As the number of transistors on a chip increases on every generation, old processor design recipes are less valuable to keep power consumption to reasonable levels. Today’s processors are somehow less focused on clock frequency, ILP (instruction level parallelism) and single thread performance, in favor of other types of parallelism as DLP (data level parallelism) and TLP (thread level parallelism). As a result, HPC applications cannot only rely on the compiler and the micro-architecture anymore, but it is programmer’s responsibility to explicitly express parallelism in order to exploit the full performance capabilities of the system underneath, even on a single node.

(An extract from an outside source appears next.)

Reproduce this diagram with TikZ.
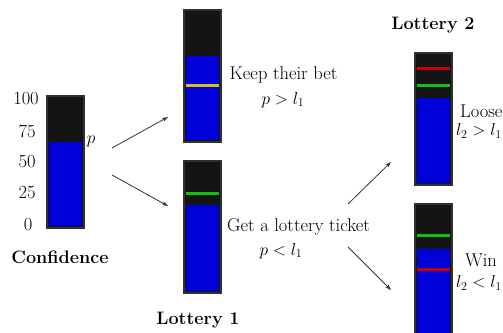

In this tutorial we will learn about the Many Integrated Core (MIC) architecture and Intel® Xeon Phi™ coprocessors, and also about the key pillars that make this architecture highly suitable for parallel applications. We will also review the different parallel programming models available for native and offload execution, as well as best known methods for parallelization and optimization that enable the programmer to achieve the best application performance out of this platform. Finally, we will provide a comprehensive overview of Intel® Parallel XE 2015 tool suite, which simplifies the design, development, and tuning of parallel applications running on Intel® Xeon® processors and Intel® Xeon Phi™ coprocessors. The tutorial will be accompanied by a demo of Intel Parallel Studio XE 2015 tool suite (if time permits).
We have three major goals for this tutorial:
- Provide attendees with a clear overview of Intel Many Integrated Core (MIC) architecture and Intel® Xeon Phi™ coprocessor, and the main differences w.r.t. Intel® Xeon® processor architecture.
- Review in some depth the parallelism fundamentals that will allow to extract maximum application performance from an Intel® Xeon Phi™ coprocessor.
- Cover the latest release of Intel Parallel Studio XE tool suite, which simplifies the design, development, and tuning of parallel applications running on Intel® Xeon® processors and Intel® Xeon Phi™ coprocessors.
The concepts presented in this tutorial are not new, and they are inspired on existing online material available to everyone. Nevertheless, the actual tutorial contents, screenshots, and case studies have been developed by the authors of this tutorial.